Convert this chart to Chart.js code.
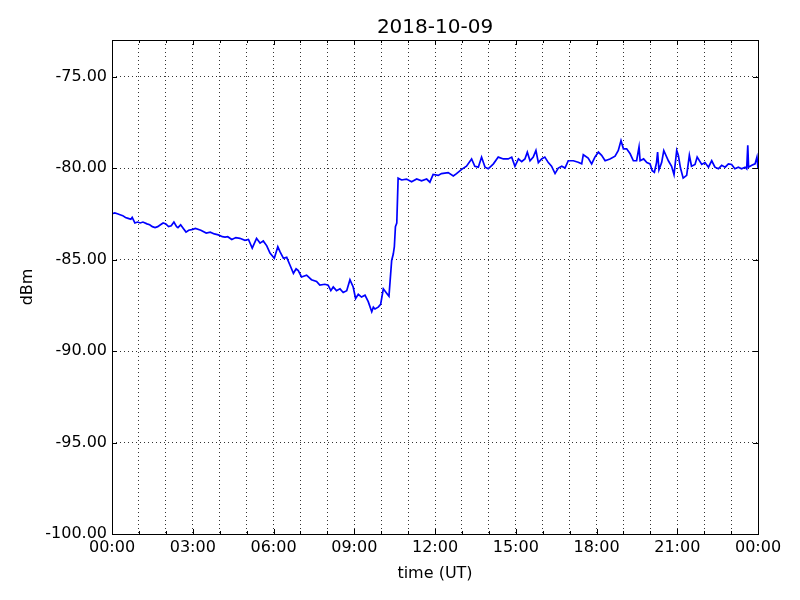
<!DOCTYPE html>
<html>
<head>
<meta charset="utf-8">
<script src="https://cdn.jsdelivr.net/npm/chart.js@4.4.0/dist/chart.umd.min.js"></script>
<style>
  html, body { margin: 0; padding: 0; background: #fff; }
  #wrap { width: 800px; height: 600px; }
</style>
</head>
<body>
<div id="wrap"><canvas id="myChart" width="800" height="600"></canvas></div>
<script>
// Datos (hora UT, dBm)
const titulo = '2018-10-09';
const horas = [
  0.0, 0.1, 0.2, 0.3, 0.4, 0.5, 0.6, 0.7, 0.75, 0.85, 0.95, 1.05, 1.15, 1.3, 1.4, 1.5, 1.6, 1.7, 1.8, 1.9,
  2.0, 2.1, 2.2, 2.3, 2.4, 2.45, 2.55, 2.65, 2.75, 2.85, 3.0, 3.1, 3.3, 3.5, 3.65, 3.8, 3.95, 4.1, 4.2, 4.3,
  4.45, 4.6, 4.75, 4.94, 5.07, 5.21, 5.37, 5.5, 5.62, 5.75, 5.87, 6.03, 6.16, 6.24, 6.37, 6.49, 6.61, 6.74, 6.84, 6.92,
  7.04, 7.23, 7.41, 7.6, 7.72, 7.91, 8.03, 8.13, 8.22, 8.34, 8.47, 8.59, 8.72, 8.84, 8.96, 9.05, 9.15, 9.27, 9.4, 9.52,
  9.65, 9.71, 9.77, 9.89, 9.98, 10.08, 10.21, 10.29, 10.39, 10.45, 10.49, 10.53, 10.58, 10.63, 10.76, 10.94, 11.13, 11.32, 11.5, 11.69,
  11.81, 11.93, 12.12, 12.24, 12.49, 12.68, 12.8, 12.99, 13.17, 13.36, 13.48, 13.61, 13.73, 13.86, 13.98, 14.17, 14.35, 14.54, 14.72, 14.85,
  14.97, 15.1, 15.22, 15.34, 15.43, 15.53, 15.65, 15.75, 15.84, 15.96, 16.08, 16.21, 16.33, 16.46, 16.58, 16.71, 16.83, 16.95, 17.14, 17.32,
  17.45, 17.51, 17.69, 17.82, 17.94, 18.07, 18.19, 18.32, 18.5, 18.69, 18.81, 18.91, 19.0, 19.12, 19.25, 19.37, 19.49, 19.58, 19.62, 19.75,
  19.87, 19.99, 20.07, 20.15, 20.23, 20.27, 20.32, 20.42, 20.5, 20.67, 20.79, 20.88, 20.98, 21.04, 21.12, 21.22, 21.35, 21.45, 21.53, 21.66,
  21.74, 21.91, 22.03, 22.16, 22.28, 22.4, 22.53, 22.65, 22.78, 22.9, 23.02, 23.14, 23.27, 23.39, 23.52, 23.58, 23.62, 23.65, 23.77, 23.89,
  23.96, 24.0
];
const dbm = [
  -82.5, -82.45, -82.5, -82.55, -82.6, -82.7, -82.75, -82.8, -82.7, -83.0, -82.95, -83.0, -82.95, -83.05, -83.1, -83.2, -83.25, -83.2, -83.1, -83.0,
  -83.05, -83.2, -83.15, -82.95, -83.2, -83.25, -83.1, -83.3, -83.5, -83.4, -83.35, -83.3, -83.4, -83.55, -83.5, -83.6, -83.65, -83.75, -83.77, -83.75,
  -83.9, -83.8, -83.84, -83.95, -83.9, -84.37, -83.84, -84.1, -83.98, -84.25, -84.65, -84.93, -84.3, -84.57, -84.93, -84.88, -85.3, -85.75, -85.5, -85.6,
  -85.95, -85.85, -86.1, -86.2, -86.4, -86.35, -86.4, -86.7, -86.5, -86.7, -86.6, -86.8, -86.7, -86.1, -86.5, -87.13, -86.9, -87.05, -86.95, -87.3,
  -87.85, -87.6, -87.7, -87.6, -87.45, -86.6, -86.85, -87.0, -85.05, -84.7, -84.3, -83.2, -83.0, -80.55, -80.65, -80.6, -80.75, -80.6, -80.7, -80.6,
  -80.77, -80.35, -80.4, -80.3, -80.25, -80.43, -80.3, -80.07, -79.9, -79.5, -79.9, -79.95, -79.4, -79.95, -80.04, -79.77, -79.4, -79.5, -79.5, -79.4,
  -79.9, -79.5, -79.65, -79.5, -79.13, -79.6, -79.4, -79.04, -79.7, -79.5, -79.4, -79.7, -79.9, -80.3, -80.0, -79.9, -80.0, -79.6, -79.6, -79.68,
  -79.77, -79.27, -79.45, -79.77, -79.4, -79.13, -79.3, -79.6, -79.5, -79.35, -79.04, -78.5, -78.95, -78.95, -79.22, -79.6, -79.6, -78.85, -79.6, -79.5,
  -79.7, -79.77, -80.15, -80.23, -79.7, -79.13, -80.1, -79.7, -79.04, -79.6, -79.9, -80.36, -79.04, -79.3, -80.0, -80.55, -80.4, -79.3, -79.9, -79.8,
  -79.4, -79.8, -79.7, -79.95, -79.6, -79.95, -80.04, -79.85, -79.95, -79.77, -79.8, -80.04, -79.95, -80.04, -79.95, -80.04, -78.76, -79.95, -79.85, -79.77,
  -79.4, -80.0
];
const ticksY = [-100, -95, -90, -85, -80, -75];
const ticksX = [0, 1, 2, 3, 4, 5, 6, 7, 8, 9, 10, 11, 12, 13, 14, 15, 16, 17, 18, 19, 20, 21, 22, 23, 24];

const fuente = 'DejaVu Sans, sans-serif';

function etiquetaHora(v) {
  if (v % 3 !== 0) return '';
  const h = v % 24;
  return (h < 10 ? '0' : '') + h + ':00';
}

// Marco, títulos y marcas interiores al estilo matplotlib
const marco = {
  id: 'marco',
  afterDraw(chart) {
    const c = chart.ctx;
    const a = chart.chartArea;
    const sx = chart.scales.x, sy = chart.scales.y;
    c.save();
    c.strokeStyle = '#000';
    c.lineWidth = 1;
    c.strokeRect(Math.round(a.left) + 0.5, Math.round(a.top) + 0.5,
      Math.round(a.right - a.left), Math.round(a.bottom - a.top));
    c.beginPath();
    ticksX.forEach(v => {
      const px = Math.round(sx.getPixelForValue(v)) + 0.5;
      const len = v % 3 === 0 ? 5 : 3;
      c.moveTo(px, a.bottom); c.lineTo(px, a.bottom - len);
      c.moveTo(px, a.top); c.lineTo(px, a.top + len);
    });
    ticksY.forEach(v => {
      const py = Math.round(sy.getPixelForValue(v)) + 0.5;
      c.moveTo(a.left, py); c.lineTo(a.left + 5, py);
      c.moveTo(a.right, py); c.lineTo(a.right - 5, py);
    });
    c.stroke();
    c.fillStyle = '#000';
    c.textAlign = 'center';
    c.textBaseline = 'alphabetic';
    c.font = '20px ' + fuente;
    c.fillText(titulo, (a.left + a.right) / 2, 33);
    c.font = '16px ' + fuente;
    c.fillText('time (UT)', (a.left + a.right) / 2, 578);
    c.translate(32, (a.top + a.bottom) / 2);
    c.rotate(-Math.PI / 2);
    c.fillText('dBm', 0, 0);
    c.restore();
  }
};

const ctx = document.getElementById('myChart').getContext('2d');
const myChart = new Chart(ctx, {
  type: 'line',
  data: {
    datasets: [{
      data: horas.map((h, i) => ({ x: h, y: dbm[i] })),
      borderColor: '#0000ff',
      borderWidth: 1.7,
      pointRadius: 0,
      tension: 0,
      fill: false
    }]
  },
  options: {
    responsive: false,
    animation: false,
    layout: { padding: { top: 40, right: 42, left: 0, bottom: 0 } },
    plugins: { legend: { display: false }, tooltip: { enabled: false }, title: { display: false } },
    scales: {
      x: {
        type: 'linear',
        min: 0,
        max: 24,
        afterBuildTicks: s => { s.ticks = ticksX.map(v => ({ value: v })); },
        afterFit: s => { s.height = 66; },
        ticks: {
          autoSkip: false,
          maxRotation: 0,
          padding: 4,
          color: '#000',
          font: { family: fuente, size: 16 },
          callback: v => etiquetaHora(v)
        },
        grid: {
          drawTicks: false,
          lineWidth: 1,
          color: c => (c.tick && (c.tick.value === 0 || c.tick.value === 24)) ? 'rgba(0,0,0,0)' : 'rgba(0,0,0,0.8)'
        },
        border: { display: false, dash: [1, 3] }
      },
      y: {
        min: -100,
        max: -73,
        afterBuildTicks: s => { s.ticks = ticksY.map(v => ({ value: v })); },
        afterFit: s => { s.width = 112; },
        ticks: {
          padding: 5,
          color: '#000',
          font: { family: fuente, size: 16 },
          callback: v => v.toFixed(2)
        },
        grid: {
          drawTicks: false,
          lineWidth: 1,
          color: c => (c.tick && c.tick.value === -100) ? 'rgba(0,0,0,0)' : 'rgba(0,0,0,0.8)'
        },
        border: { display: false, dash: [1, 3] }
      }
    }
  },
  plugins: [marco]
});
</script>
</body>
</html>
____
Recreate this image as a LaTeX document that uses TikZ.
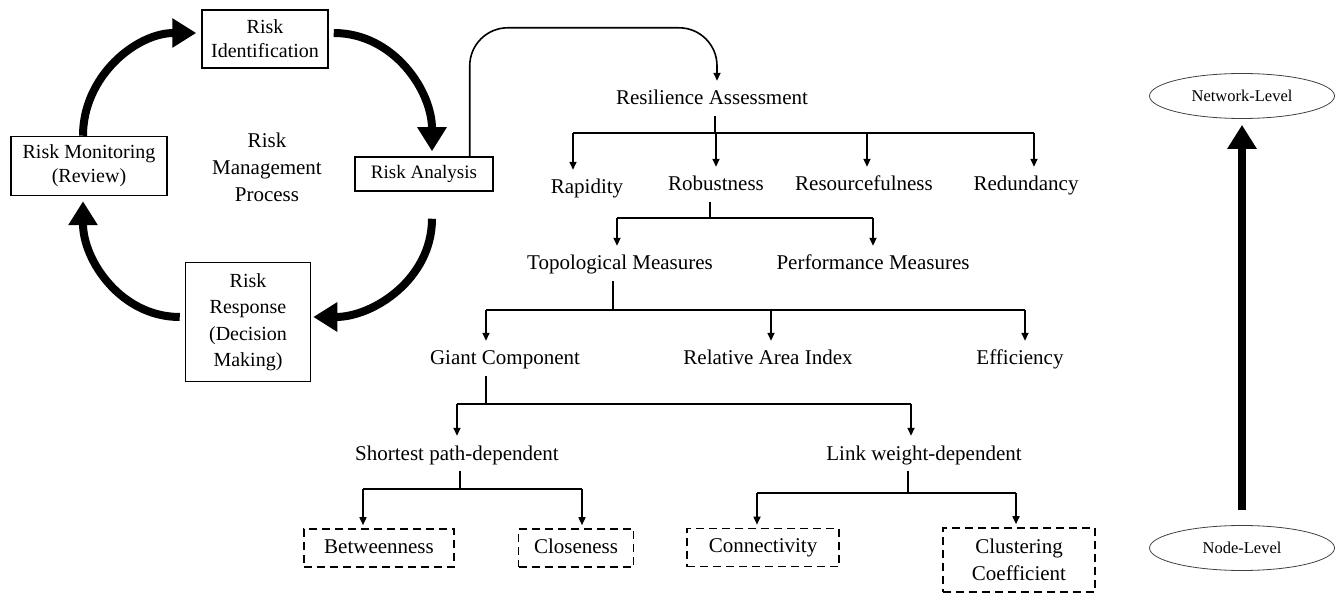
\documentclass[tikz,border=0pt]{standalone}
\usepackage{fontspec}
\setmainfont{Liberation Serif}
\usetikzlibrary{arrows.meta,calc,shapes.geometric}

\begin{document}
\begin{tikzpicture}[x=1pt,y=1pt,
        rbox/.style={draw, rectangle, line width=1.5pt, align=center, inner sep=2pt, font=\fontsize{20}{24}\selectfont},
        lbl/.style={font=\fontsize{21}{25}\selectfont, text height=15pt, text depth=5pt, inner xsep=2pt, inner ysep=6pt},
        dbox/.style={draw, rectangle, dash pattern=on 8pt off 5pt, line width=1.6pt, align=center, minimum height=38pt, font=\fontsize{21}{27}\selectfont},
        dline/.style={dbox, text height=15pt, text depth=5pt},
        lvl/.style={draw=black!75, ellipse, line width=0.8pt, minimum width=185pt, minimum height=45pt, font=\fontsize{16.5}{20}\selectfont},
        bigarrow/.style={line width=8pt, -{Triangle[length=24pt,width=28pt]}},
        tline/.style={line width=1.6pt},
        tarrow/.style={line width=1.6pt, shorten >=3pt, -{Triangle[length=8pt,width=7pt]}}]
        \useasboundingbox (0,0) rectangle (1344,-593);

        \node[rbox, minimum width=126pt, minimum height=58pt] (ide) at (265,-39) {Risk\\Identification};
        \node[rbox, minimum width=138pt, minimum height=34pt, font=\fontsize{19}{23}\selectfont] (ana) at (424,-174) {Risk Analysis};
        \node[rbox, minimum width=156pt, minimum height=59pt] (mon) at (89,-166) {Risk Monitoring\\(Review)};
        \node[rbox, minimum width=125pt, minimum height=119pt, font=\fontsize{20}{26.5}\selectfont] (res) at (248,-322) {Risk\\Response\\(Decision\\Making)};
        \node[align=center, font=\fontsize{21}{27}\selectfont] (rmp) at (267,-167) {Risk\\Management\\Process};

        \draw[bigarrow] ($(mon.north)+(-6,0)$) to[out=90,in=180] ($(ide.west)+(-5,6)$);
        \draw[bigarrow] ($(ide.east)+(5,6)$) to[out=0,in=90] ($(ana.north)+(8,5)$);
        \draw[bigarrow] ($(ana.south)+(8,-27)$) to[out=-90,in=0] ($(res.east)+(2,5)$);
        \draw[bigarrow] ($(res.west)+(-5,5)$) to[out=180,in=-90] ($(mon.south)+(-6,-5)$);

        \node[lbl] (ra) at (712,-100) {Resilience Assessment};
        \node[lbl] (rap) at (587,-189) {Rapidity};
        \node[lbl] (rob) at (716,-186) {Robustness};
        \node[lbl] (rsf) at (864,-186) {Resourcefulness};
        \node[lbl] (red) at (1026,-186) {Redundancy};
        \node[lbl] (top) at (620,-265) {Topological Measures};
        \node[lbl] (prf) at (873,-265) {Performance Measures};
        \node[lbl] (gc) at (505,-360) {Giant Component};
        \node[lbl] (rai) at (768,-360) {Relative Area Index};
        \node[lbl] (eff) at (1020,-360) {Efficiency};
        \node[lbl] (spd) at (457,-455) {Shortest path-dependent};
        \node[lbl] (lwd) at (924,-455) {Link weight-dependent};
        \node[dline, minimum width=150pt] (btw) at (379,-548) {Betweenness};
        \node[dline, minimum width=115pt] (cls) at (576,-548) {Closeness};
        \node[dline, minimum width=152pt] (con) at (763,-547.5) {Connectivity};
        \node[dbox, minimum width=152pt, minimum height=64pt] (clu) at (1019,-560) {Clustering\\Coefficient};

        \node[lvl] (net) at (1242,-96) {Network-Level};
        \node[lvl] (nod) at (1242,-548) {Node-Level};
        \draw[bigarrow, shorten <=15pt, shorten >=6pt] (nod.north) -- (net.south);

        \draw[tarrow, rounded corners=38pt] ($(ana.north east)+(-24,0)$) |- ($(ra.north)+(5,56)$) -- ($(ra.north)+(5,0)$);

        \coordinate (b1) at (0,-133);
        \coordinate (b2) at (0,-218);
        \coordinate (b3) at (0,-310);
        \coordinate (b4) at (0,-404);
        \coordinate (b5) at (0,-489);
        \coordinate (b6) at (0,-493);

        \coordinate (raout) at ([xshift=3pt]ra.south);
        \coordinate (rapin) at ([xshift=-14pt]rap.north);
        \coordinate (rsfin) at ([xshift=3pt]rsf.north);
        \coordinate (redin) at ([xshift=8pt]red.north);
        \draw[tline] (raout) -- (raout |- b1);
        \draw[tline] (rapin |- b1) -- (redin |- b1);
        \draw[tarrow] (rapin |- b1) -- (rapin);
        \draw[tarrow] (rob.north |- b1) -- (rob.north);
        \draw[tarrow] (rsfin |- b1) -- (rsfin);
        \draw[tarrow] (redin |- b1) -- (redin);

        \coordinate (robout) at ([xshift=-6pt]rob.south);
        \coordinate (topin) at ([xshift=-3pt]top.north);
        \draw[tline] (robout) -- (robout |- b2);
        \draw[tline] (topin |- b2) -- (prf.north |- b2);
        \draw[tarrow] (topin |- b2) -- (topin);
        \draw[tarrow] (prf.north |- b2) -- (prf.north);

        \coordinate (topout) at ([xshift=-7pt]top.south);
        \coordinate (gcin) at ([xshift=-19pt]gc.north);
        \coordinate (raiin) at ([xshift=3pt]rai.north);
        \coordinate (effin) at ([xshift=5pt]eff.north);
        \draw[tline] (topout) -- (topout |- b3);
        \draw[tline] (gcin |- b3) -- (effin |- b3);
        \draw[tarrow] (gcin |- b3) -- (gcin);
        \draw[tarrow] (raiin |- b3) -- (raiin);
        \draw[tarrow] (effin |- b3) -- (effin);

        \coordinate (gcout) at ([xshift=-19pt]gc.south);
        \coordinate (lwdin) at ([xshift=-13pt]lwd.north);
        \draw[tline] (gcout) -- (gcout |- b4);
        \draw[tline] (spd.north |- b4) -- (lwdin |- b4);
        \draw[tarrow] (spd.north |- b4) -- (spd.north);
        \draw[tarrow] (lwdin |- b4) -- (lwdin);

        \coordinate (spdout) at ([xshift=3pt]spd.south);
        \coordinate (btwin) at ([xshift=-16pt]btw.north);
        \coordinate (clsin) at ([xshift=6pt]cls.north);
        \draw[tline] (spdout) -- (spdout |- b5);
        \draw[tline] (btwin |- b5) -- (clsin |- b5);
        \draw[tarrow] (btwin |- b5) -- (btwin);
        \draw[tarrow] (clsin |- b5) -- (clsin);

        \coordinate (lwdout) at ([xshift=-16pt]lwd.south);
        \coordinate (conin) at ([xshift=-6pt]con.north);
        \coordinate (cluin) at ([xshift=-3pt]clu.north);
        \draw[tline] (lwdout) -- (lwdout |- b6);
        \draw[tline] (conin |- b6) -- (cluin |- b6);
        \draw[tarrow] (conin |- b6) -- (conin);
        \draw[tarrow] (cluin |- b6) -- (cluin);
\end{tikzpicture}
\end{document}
____
◆ Goal:
Filter the records above and return every line that holds the word "this".

◆ Finished answer:
Convert this chart to Chart.js code.
Recreate this image as a LaTeX document that uses TikZ.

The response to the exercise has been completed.